Em que pese essas vitórias eleitorais, não podemos deixar de ressaltar o papel nefasto da mídia conservadora nesses países. Com medo de perder poder, manipula as informações na tentativa de construir hegemonia em torno de seu projeto de sociedade. Por isso, manifestamos nossa solidariedade ao governo e ao povo da Venezuela pela coragem na luta pela democratização dos meios de comunicação, sem a qual nunca teremos verdadeiras democracias na América Latina.

No Brasil a mídia é tão servil que todos os dias tenta criminalizar os movimentos sociais. Não consegue porque os movimentos sociais estão enraizados no conjunto da sociedade.
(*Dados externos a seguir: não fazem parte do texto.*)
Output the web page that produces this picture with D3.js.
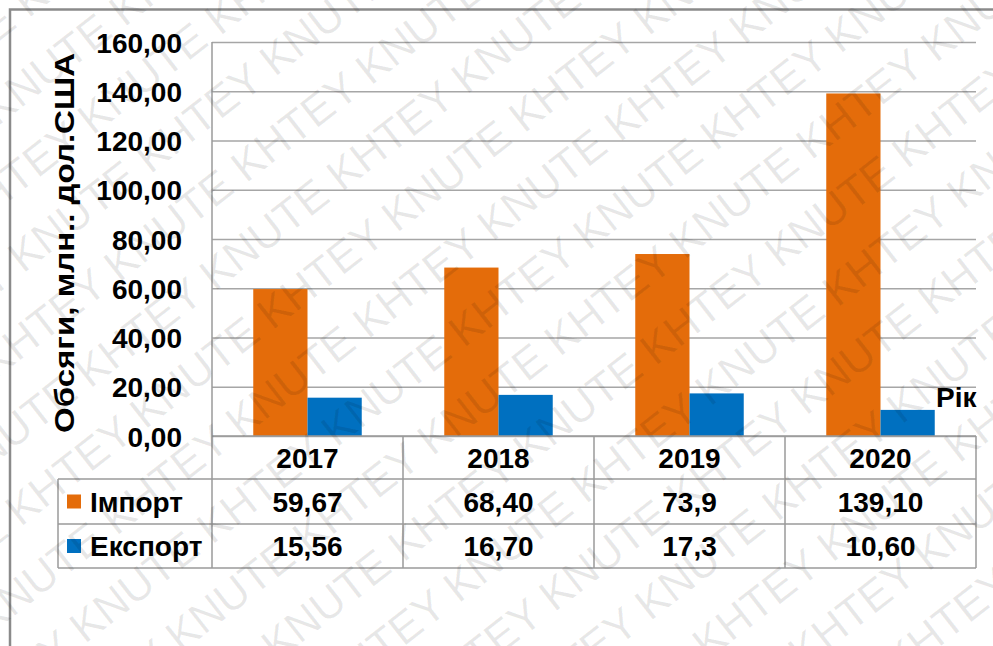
<!DOCTYPE html>
<html>
<head>
<meta charset="utf-8">
<script src="https://cdn.jsdelivr.net/npm/d3@7"></script>
<style>
  body { margin: 0; background: #fff; }
  svg { display: block; font-family: "Liberation Sans", Arial, sans-serif; }
</style>
</head>
<body>
<svg width="993" height="646"></svg>
<script>
// дані
const years = ["2017", "2018", "2019", "2020"];
const series = ["Імпорт", "Експорт"];
const importVals = [59.67, 68.40, 73.9, 139.10];
const exportVals = [15.56, 16.70, 17.3, 10.60];
const importLabels = ["59,67", "68,40", "73,9", "139,10"];
const exportLabels = ["15,56", "16,70", "17,3", "10,60"];
const yTicks = [0, 20, 40, 60, 80, 100, 120, 140, 160];
const colors = ["#E46C0A", "#0070C0"];

const svg = d3.select("svg");
const W = 993, H = 646;
const FS = "28px";

const area = { left: 212, right: 976, top: 42, bottom: 436, legendLeft: 58, rowH: [43, 45, 44] };

const locale = d3.formatLocale({ decimal: ",", thousands: " ", grouping: [3], currency: ["", ""] });
const fmt = locale.format(".2f");

const scaleY = d3.scaleLinear().domain([0, 160]).range([area.bottom, area.top]);
const scaleX = d3.scaleBand().domain(years).range([area.left, area.right]).padding(0);
const bw = scaleX.bandwidth();
const scaleS = d3.scaleBand().domain(series).range([bw * 0.216, bw * 0.784]).padding(0);

// рамка
svg.append("path")
  .attr("d", `M10,${H} L10,9.5 L${W},9.5`)
  .attr("fill", "none").attr("stroke", "#8a8a8a").attr("stroke-width", 2.5);

// сітка та вісь Y
const gY = svg.append("g")
  .attr("transform", `translate(${area.left},0)`)
  .call(d3.axisLeft(scaleY).tickValues(yTicks).tickFormat(fmt)
    .tickSize(-(area.right - area.left)).tickPadding(30));
gY.select(".domain").remove();
gY.selectAll(".tick line").attr("stroke", "#a6a6a6").attr("stroke-width", 1.5);
gY.selectAll(".tick text")
  .attr("fill", "#000").style("font-size", FS).style("font-weight", "bold")
  .attr("dy", "0.36em");

// стовпці
const rows = [importVals, exportVals];
rows.forEach((vals, si) => {
  svg.append("g").selectAll("rect")
    .data(vals)
    .enter()
    .append("rect")
    .attr("x", (d, i) => scaleX(years[i]) + scaleS(series[si]))
    .attr("y", d => scaleY(d))
    .attr("width", scaleS.bandwidth())
    .attr("height", d => scaleY(0) - scaleY(d))
    .attr("fill", colors[si]);
});

// таблиця даних
const y0 = area.bottom, y1 = y0 + area.rowH[0], y2 = y1 + area.rowH[1], y3 = y2 + area.rowH[2];
const lineColor = "#9a9a9a";
const tbl = svg.append("g").attr("stroke", lineColor).attr("stroke-width", 1.5).attr("fill", "none");
tbl.append("line").attr("x1", area.left).attr("x2", area.right).attr("y1", y0).attr("y2", y0);
[y1, y2, y3].forEach(y => tbl.append("line")
  .attr("x1", area.legendLeft).attr("x2", area.right).attr("y1", y).attr("y2", y));
tbl.append("line").attr("x1", area.legendLeft).attr("x2", area.legendLeft).attr("y1", y1).attr("y2", y3);
tbl.append("line").attr("x1", area.left).attr("x2", area.left).attr("y1", area.top).attr("y2", y3);
years.forEach(yr => {
  const x = scaleX(yr) + bw;
  tbl.append("line").attr("x1", x).attr("x2", x).attr("y1", y0).attr("y2", y3);
});

const txt = svg.append("g").attr("fill", "#000")
  .style("font-size", FS).style("font-weight", "bold").attr("text-anchor", "middle");
years.forEach((yr, i) => {
  const cx = scaleX(yr) + bw / 2;
  txt.append("text").attr("x", cx).attr("y", (y0 + y1) / 2).attr("dy", "0.36em").text(yr);
  txt.append("text").attr("x", cx).attr("y", (y1 + y2) / 2).attr("dy", "0.36em").text(importLabels[i]);
  txt.append("text").attr("x", cx).attr("y", (y2 + y3) / 2).attr("dy", "0.36em").text(exportLabels[i]);
});

// легенда в таблиці
series.forEach((s, si) => {
  const cy = si === 0 ? (y1 + y2) / 2 : (y2 + y3) / 2;
  svg.append("rect").attr("x", 67).attr("y", cy - 7).attr("width", 14).attr("height", 14).attr("fill", colors[si]);
  svg.append("text").attr("x", 90).attr("y", cy).attr("dy", "0.36em")
    .style("font-size", FS).style("font-weight", "bold").attr("fill", "#000").text(s);
});

// підписи осей
svg.append("text")
  .attr("transform", `translate(74,243) rotate(-90)`)
  .attr("text-anchor", "middle")
  .attr("textLength", 380).attr("lengthAdjust", "spacingAndGlyphs")
  .style("font-size", FS).style("font-weight", "bold").attr("fill", "#000")
  .text("Обсяги, млн.. дол.США");
svg.append("text")
  .attr("x", 936).attr("y", 407)
  .style("font-size", FS).style("font-weight", "bold").attr("fill", "#000")
  .text("Рік");

// водяний знак
const wm = svg.append("g").attr("pointer-events", "none")
  .attr("transform", `translate(${W / 2},${H / 2}) rotate(-38)`);
const wmLine = d3.range(8).map(() => "KHTEY KNUTE").join(" ");
d3.range(-10, 11).forEach(k => {
  wm.append("text")
    .attr("x", -1000 + (k % 3) * 70).attr("y", k * 66)
    .style("font-size", "44px").attr("fill", "#000").attr("fill-opacity", 0.09)
    .text(wmLine);
});
</script>
</body>
</html>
Não conhecem nossa organização, nosso modelo de agricultura baseado nos princípios da agroecologia, nossa forma de produção. Não reconhecem nossa organização, nosso projeto de educação e participação. Nos chamam de revolucionários como forma de nos enquadrar em um mero recurso de linguagem, como se o modelo de sociedade que defendemos significasse atraso e retrocesso na chamada modernidade.
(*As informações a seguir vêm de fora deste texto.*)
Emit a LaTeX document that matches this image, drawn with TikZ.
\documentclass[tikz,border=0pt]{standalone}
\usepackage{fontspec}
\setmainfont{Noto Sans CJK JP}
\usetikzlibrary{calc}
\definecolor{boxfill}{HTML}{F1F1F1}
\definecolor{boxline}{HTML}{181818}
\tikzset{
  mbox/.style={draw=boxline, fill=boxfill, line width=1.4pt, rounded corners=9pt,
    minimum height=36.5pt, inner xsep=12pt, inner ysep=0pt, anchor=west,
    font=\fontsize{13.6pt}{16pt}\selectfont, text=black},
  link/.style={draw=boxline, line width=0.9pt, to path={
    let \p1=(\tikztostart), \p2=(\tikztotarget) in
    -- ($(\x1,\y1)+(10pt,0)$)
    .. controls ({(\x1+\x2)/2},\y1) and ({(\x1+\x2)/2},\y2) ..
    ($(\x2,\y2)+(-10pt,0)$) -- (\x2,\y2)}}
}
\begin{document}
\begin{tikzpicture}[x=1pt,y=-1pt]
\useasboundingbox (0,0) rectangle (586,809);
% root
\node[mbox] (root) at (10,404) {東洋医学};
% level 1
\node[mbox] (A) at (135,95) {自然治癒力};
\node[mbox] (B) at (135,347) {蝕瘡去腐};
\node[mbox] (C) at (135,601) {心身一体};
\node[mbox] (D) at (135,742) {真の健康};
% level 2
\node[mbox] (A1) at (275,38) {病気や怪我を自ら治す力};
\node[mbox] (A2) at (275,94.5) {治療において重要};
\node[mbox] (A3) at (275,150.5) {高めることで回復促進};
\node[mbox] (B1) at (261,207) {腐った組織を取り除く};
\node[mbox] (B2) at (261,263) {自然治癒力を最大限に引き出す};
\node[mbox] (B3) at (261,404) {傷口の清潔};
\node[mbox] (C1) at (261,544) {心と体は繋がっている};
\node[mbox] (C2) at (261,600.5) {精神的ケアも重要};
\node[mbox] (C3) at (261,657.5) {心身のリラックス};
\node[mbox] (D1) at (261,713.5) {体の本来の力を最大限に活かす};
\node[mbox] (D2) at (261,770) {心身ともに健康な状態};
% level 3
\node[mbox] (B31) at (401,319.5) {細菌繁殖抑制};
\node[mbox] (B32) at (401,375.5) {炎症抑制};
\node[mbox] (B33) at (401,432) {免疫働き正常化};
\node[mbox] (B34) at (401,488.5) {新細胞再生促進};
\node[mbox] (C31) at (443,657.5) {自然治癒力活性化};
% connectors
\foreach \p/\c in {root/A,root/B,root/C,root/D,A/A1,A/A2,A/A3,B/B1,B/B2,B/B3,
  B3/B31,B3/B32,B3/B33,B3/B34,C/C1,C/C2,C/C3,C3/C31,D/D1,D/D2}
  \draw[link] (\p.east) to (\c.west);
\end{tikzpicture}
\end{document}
Não devemos ter medo de sermos chamados de revolucionários, porque graças à nossa luta e organização estamos vendo milhares de pessoas que antes passavam fome e hoje se alimentam com fartura todos os dias. Estamos vendo centenas de pessoas que antes eram analfabetas, nunca haviam tido oportunidade de sentar num banco de escola, hoje lendo, escrevendo e, muitos de nós, freqüentando a universidade. Estamos vendo pessoas que antes encontravam-se em um grande nível de degradação social, hoje cultivando valores essenciais à vida de todo ser humano, como o amor, a solidariedade, a cooperação, o cuidado. Gente com dignidade! Isto é revolucionário!!!!!!!!

Continuemos lutando e cantando, como diz o poeta: só é cantador quem traz no peito o cheiro e a cor de sua terra, a marca de sangue de seus mortos e a certeza de luta de seus vivos!
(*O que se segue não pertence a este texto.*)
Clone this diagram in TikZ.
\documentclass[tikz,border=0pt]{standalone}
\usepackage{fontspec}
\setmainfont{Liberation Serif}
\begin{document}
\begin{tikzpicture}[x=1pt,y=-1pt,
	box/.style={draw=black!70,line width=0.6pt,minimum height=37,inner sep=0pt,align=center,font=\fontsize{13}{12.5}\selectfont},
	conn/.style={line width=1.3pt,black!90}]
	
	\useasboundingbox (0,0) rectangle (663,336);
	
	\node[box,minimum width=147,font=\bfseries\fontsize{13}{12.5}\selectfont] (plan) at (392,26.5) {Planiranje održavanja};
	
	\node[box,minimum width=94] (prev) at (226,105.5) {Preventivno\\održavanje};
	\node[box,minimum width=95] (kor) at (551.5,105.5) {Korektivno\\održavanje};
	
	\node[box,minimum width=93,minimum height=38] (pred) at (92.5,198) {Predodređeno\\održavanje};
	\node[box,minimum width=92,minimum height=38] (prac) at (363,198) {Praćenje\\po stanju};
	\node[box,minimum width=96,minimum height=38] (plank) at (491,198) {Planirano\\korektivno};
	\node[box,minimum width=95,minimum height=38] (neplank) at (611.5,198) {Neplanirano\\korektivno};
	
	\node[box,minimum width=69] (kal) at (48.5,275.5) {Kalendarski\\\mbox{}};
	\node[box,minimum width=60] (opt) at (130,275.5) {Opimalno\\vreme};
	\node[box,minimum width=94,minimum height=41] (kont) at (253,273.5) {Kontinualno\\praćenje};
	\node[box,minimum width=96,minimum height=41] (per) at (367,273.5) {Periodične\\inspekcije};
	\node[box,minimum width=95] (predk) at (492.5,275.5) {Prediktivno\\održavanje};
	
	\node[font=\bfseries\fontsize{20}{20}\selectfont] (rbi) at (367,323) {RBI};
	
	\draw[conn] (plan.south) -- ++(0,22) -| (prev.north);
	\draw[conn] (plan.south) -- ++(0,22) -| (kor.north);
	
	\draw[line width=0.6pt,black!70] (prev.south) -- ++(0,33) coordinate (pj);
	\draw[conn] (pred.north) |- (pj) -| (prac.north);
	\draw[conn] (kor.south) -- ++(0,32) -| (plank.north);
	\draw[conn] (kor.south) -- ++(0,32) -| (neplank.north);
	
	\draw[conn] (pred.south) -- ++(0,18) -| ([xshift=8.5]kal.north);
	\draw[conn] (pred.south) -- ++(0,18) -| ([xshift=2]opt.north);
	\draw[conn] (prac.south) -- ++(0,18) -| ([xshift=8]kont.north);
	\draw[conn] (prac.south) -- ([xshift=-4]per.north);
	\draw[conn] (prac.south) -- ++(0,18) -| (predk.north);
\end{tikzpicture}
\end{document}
Por isso, em nome dos grandes lutadores e ideólogos do socialismo no mundo, como Karl Marx e Rosa Luxemburgo.

- Em nome dos lutadores do socialismo e da revolução na América Latina, como Che Guevara e Aidê Santamaria.

- Em nome dos grandes estudiosos, pensadores e socialistas brasileiros como Josué de Castro, Madre Cristina e Paulo Freire.

- Em nome dos poetas negros e revolucionários brasileiros como Maria Carolina de Jesus e Mário Lago.

- Em nome daqueles que plantaram a nossa semente como as Ligas Camponesas, Contestado e Canudos.

- Em nome dos mártires da luta pela terra como Irmã Doroty e Teixerinha.

- Em nome de todos os movimentos que compõem a Via Campesina Brasil.

- E em nome da Direção Nacional e das famílias do MST, com muito amor, com muita alegria e com muita esperança na construção da Reforma Agrária, por justiça social e soberania popular, declaro aberto o V Congresso Nacional do MST!!!!!!!!

5° Congresso Nacional do MST - Brasilia, 11 de junho de 2007.